- Task: Do not copy the pictures; transcribe all other material exactly.

+ + + + +

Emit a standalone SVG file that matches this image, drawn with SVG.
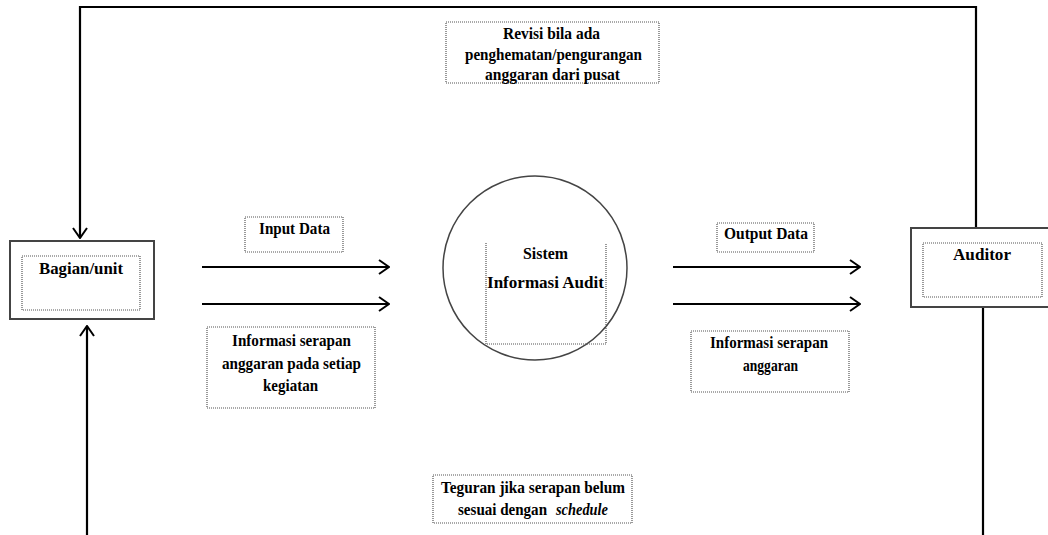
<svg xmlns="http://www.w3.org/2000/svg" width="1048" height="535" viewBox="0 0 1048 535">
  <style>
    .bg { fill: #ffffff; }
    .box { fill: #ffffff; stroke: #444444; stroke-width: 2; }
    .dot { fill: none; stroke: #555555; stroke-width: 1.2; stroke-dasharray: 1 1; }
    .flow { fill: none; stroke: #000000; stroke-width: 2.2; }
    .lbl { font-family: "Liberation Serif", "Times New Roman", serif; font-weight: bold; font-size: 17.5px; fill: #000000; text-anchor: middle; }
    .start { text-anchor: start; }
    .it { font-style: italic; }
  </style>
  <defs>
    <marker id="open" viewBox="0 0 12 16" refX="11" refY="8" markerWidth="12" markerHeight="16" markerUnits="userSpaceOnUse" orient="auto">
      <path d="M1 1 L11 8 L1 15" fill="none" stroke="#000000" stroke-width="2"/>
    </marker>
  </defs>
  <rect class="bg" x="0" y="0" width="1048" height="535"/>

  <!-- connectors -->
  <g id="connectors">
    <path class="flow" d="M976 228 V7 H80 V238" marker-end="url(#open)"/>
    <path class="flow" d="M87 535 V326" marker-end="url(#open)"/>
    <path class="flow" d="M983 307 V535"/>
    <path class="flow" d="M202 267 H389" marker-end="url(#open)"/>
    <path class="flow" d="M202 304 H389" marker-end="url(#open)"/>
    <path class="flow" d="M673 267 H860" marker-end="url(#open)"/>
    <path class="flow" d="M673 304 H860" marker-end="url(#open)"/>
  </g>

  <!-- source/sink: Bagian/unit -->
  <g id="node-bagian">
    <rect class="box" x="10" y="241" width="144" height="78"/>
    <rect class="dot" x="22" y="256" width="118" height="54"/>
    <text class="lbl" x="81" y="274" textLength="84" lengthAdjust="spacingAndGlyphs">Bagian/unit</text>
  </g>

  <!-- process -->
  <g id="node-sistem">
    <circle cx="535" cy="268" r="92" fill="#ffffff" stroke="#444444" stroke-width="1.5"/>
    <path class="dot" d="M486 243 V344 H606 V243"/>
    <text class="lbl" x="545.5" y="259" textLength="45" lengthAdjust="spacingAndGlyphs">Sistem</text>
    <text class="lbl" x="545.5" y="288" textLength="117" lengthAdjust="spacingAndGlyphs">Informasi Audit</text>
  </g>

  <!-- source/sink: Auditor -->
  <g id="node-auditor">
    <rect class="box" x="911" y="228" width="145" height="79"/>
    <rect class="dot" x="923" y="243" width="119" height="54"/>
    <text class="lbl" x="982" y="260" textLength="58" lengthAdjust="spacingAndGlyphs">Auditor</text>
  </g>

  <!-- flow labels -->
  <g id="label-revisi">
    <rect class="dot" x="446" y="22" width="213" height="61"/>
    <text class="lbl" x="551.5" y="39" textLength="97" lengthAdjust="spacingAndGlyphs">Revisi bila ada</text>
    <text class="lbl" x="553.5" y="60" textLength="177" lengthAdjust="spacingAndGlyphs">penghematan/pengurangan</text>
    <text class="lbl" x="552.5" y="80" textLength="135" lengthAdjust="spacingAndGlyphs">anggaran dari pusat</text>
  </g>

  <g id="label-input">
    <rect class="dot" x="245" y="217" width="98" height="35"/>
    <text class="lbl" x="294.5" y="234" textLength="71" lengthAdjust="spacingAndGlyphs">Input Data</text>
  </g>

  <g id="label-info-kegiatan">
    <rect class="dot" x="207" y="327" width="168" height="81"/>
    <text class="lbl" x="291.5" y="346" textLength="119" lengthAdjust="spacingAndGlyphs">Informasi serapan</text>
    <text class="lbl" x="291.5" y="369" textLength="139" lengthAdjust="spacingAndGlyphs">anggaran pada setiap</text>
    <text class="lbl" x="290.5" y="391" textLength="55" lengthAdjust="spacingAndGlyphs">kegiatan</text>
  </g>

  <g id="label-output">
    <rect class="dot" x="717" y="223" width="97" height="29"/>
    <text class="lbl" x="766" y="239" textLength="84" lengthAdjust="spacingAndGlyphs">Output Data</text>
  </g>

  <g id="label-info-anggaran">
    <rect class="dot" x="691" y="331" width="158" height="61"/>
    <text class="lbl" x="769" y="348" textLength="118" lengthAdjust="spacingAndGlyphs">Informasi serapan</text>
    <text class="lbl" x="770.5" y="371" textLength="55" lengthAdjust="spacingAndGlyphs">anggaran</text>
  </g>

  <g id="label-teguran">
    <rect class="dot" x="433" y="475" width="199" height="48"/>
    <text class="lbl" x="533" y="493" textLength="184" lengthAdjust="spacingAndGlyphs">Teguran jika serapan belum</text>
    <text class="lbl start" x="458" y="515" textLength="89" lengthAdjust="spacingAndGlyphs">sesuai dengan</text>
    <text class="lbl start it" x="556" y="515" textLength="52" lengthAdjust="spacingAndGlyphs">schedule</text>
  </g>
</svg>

+ + + + +

- Expected output:
Emit a standalone SVG file that matches this image, drawn with SVG.
<svg xmlns="http://www.w3.org/2000/svg" width="1048" height="535" viewBox="0 0 1048 535">
  <style>
    .bg { fill: #ffffff; }
    .box { fill: #ffffff; stroke: #444444; stroke-width: 2; }
    .dot { fill: none; stroke: #555555; stroke-width: 1.2; stroke-dasharray: 1 1; }
    .flow { fill: none; stroke: #000000; stroke-width: 2.2; }
    .lbl { font-family: "Liberation Serif", "Times New Roman", serif; font-weight: bold; font-size: 17.5px; fill: #000000; text-anchor: middle; }
    .start { text-anchor: start; }
    .it { font-style: italic; }
  </style>
  <defs>
    <marker id="open" viewBox="0 0 12 16" refX="11" refY="8" markerWidth="12" markerHeight="16" markerUnits="userSpaceOnUse" orient="auto">
      <path d="M1 1 L11 8 L1 15" fill="none" stroke="#000000" stroke-width="2"/>
    </marker>
  </defs>
  <rect class="bg" x="0" y="0" width="1048" height="535"/>

  <!-- connectors -->
  <g id="connectors">
    <path class="flow" d="M976 228 V7 H80 V238" marker-end="url(#open)"/>
    <path class="flow" d="M87 535 V326" marker-end="url(#open)"/>
    <path class="flow" d="M983 307 V535"/>
    <path class="flow" d="M202 267 H389" marker-end="url(#open)"/>
    <path class="flow" d="M202 304 H389" marker-end="url(#open)"/>
    <path class="flow" d="M673 267 H860" marker-end="url(#open)"/>
    <path class="flow" d="M673 304 H860" marker-end="url(#open)"/>
  </g>

  <!-- source/sink: Bagian/unit -->
  <g id="node-bagian">
    <rect class="box" x="10" y="241" width="144" height="78"/>
    <rect class="dot" x="22" y="256" width="118" height="54"/>
    <text class="lbl" x="81" y="274" textLength="84" lengthAdjust="spacingAndGlyphs">Bagian/unit</text>
  </g>

  <!-- process -->
  <g id="node-sistem">
    <circle cx="535" cy="268" r="92" fill="#ffffff" stroke="#444444" stroke-width="1.5"/>
    <path class="dot" d="M486 243 V344 H606 V243"/>
    <text class="lbl" x="545.5" y="259" textLength="45" lengthAdjust="spacingAndGlyphs">Sistem</text>
    <text class="lbl" x="545.5" y="288" textLength="117" lengthAdjust="spacingAndGlyphs">Informasi Audit</text>
  </g>

  <!-- source/sink: Auditor -->
  <g id="node-auditor">
    <rect class="box" x="911" y="228" width="145" height="79"/>
    <rect class="dot" x="923" y="243" width="119" height="54"/>
    <text class="lbl" x="982" y="260" textLength="58" lengthAdjust="spacingAndGlyphs">Auditor</text>
  </g>

  <!-- flow labels -->
  <g id="label-revisi">
    <rect class="dot" x="446" y="22" width="213" height="61"/>
    <text class="lbl" x="551.5" y="39" textLength="97" lengthAdjust="spacingAndGlyphs">Revisi bila ada</text>
    <text class="lbl" x="553.5" y="60" textLength="177" lengthAdjust="spacingAndGlyphs">penghematan/pengurangan</text>
    <text class="lbl" x="552.5" y="80" textLength="135" lengthAdjust="spacingAndGlyphs">anggaran dari pusat</text>
  </g>

  <g id="label-input">
    <rect class="dot" x="245" y="217" width="98" height="35"/>
    <text class="lbl" x="294.5" y="234" textLength="71" lengthAdjust="spacingAndGlyphs">Input Data</text>
  </g>

  <g id="label-info-kegiatan">
    <rect class="dot" x="207" y="327" width="168" height="81"/>
    <text class="lbl" x="291.5" y="346" textLength="119" lengthAdjust="spacingAndGlyphs">Informasi serapan</text>
    <text class="lbl" x="291.5" y="369" textLength="139" lengthAdjust="spacingAndGlyphs">anggaran pada setiap</text>
    <text class="lbl" x="290.5" y="391" textLength="55" lengthAdjust="spacingAndGlyphs">kegiatan</text>
  </g>

  <g id="label-output">
    <rect class="dot" x="717" y="223" width="97" height="29"/>
    <text class="lbl" x="766" y="239" textLength="84" lengthAdjust="spacingAndGlyphs">Output Data</text>
  </g>

  <g id="label-info-anggaran">
    <rect class="dot" x="691" y="331" width="158" height="61"/>
    <text class="lbl" x="769" y="348" textLength="118" lengthAdjust="spacingAndGlyphs">Informasi serapan</text>
    <text class="lbl" x="770.5" y="371" textLength="55" lengthAdjust="spacingAndGlyphs">anggaran</text>
  </g>

  <g id="label-teguran">
    <rect class="dot" x="433" y="475" width="199" height="48"/>
    <text class="lbl" x="533" y="493" textLength="184" lengthAdjust="spacingAndGlyphs">Teguran jika serapan belum</text>
    <text class="lbl start" x="458" y="515" textLength="89" lengthAdjust="spacingAndGlyphs">sesuai dengan</text>
    <text class="lbl start it" x="556" y="515" textLength="52" lengthAdjust="spacingAndGlyphs">schedule</text>
  </g>
</svg>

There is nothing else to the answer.